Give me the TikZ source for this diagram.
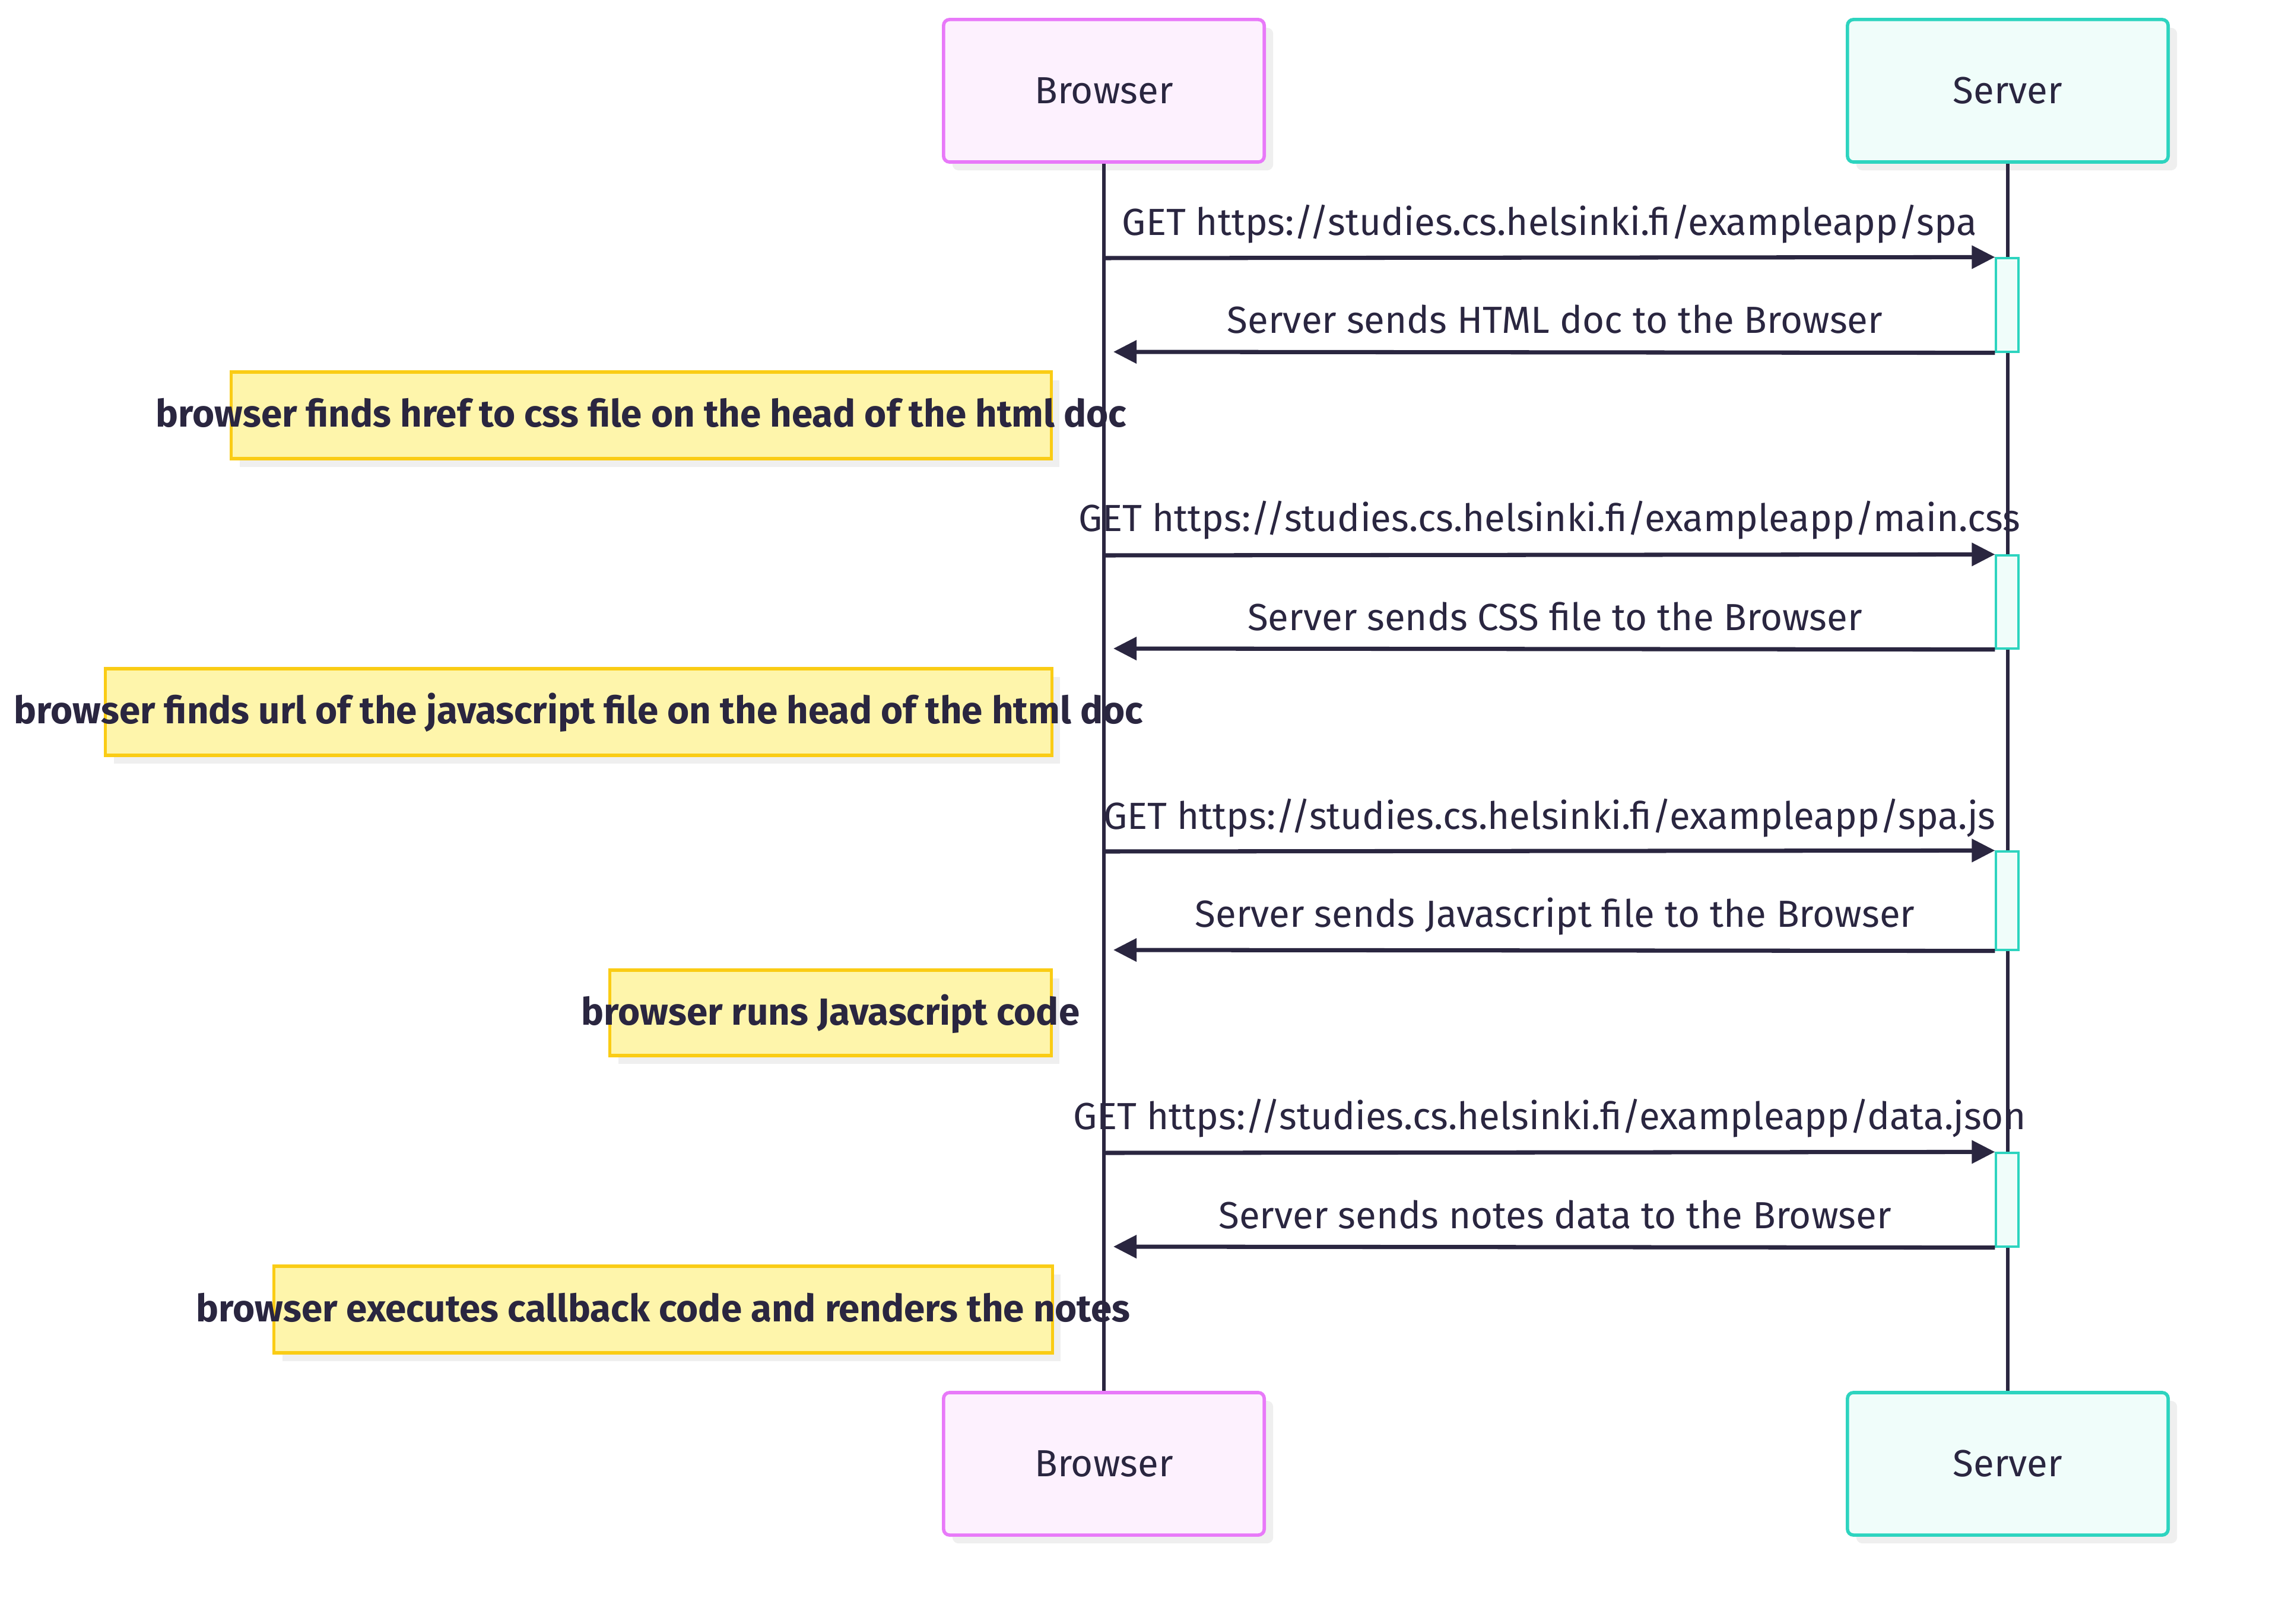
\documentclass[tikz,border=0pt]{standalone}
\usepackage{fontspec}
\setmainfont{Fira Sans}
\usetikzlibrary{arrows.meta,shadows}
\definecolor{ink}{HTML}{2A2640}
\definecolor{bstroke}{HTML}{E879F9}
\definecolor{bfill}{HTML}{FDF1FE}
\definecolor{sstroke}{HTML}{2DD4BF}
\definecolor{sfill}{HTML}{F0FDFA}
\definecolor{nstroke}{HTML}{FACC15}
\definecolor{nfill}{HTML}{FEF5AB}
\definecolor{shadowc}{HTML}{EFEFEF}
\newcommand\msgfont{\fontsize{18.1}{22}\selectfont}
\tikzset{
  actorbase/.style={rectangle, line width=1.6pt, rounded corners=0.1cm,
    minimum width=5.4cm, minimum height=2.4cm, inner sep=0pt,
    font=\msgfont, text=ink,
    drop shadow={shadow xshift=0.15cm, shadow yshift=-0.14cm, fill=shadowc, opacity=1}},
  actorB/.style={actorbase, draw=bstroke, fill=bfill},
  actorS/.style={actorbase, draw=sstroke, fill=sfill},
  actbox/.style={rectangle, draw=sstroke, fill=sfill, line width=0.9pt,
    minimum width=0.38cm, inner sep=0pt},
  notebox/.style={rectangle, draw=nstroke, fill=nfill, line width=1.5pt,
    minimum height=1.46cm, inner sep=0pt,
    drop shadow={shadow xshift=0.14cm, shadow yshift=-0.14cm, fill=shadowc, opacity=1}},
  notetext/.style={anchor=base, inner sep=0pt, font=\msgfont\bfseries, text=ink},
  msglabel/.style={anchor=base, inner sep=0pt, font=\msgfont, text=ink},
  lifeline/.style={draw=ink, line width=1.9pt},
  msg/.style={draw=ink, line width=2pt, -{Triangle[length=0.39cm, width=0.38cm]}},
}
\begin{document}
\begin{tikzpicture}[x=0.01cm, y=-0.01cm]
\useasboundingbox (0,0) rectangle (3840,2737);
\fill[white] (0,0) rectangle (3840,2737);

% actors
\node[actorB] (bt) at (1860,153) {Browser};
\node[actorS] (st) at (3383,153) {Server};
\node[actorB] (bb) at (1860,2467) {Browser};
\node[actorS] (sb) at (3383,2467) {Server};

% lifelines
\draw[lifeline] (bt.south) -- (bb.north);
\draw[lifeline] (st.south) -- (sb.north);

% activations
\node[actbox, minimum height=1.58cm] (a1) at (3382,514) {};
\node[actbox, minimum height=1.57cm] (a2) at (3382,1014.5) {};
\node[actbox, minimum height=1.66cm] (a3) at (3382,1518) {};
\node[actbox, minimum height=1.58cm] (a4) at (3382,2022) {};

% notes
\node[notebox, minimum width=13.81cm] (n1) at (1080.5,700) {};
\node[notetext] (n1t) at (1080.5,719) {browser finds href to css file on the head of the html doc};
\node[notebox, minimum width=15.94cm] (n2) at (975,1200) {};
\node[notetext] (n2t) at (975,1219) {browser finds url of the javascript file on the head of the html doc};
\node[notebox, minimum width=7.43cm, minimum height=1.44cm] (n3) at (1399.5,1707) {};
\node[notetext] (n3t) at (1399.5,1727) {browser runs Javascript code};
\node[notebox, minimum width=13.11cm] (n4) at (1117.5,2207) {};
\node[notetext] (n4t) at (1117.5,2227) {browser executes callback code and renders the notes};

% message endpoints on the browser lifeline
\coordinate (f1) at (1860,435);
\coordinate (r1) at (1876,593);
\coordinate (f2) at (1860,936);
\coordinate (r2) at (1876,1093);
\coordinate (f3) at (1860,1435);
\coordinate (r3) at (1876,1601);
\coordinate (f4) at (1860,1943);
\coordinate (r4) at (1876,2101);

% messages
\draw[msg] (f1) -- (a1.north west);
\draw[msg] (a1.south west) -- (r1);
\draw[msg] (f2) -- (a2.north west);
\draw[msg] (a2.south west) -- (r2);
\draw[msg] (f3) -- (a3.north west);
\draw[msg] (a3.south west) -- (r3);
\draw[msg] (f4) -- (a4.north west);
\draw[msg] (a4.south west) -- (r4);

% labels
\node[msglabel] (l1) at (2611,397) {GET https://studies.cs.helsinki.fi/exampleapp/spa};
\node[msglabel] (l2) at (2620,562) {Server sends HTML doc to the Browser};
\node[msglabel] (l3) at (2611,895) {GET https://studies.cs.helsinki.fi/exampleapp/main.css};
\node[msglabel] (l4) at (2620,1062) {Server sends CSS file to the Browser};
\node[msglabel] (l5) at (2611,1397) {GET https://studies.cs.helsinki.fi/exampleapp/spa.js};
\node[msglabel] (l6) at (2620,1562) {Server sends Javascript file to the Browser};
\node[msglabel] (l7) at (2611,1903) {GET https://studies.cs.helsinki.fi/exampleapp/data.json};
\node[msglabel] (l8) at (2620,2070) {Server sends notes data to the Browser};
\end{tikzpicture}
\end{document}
------------------------------------
Reproduce each line exactly as it appears, omitting the pictures.

--- THE SOLUTION ---
Give me the TikZ source for this diagram.
\documentclass[tikz,border=0pt]{standalone}
\usepackage{fontspec}
\setmainfont{Fira Sans}
\usetikzlibrary{arrows.meta,shadows}
\definecolor{ink}{HTML}{2A2640}
\definecolor{bstroke}{HTML}{E879F9}
\definecolor{bfill}{HTML}{FDF1FE}
\definecolor{sstroke}{HTML}{2DD4BF}
\definecolor{sfill}{HTML}{F0FDFA}
\definecolor{nstroke}{HTML}{FACC15}
\definecolor{nfill}{HTML}{FEF5AB}
\definecolor{shadowc}{HTML}{EFEFEF}
\newcommand\msgfont{\fontsize{18.1}{22}\selectfont}
\tikzset{
  actorbase/.style={rectangle, line width=1.6pt, rounded corners=0.1cm,
    minimum width=5.4cm, minimum height=2.4cm, inner sep=0pt,
    font=\msgfont, text=ink,
    drop shadow={shadow xshift=0.15cm, shadow yshift=-0.14cm, fill=shadowc, opacity=1}},
  actorB/.style={actorbase, draw=bstroke, fill=bfill},
  actorS/.style={actorbase, draw=sstroke, fill=sfill},
  actbox/.style={rectangle, draw=sstroke, fill=sfill, line width=0.9pt,
    minimum width=0.38cm, inner sep=0pt},
  notebox/.style={rectangle, draw=nstroke, fill=nfill, line width=1.5pt,
    minimum height=1.46cm, inner sep=0pt,
    drop shadow={shadow xshift=0.14cm, shadow yshift=-0.14cm, fill=shadowc, opacity=1}},
  notetext/.style={anchor=base, inner sep=0pt, font=\msgfont\bfseries, text=ink},
  msglabel/.style={anchor=base, inner sep=0pt, font=\msgfont, text=ink},
  lifeline/.style={draw=ink, line width=1.9pt},
  msg/.style={draw=ink, line width=2pt, -{Triangle[length=0.39cm, width=0.38cm]}},
}
\begin{document}
\begin{tikzpicture}[x=0.01cm, y=-0.01cm]
\useasboundingbox (0,0) rectangle (3840,2737);
\fill[white] (0,0) rectangle (3840,2737);

% actors
\node[actorB] (bt) at (1860,153) {Browser};
\node[actorS] (st) at (3383,153) {Server};
\node[actorB] (bb) at (1860,2467) {Browser};
\node[actorS] (sb) at (3383,2467) {Server};

% lifelines
\draw[lifeline] (bt.south) -- (bb.north);
\draw[lifeline] (st.south) -- (sb.north);

% activations
\node[actbox, minimum height=1.58cm] (a1) at (3382,514) {};
\node[actbox, minimum height=1.57cm] (a2) at (3382,1014.5) {};
\node[actbox, minimum height=1.66cm] (a3) at (3382,1518) {};
\node[actbox, minimum height=1.58cm] (a4) at (3382,2022) {};

% notes
\node[notebox, minimum width=13.81cm] (n1) at (1080.5,700) {};
\node[notetext] (n1t) at (1080.5,719) {browser finds href to css file on the head of the html doc};
\node[notebox, minimum width=15.94cm] (n2) at (975,1200) {};
\node[notetext] (n2t) at (975,1219) {browser finds url of the javascript file on the head of the html doc};
\node[notebox, minimum width=7.43cm, minimum height=1.44cm] (n3) at (1399.5,1707) {};
\node[notetext] (n3t) at (1399.5,1727) {browser runs Javascript code};
\node[notebox, minimum width=13.11cm] (n4) at (1117.5,2207) {};
\node[notetext] (n4t) at (1117.5,2227) {browser executes callback code and renders the notes};

% message endpoints on the browser lifeline
\coordinate (f1) at (1860,435);
\coordinate (r1) at (1876,593);
\coordinate (f2) at (1860,936);
\coordinate (r2) at (1876,1093);
\coordinate (f3) at (1860,1435);
\coordinate (r3) at (1876,1601);
\coordinate (f4) at (1860,1943);
\coordinate (r4) at (1876,2101);

% messages
\draw[msg] (f1) -- (a1.north west);
\draw[msg] (a1.south west) -- (r1);
\draw[msg] (f2) -- (a2.north west);
\draw[msg] (a2.south west) -- (r2);
\draw[msg] (f3) -- (a3.north west);
\draw[msg] (a3.south west) -- (r3);
\draw[msg] (f4) -- (a4.north west);
\draw[msg] (a4.south west) -- (r4);

% labels
\node[msglabel] (l1) at (2611,397) {GET https://studies.cs.helsinki.fi/exampleapp/spa};
\node[msglabel] (l2) at (2620,562) {Server sends HTML doc to the Browser};
\node[msglabel] (l3) at (2611,895) {GET https://studies.cs.helsinki.fi/exampleapp/main.css};
\node[msglabel] (l4) at (2620,1062) {Server sends CSS file to the Browser};
\node[msglabel] (l5) at (2611,1397) {GET https://studies.cs.helsinki.fi/exampleapp/spa.js};
\node[msglabel] (l6) at (2620,1562) {Server sends Javascript file to the Browser};
\node[msglabel] (l7) at (2611,1903) {GET https://studies.cs.helsinki.fi/exampleapp/data.json};
\node[msglabel] (l8) at (2620,2070) {Server sends notes data to the Browser};
\end{tikzpicture}
\end{document}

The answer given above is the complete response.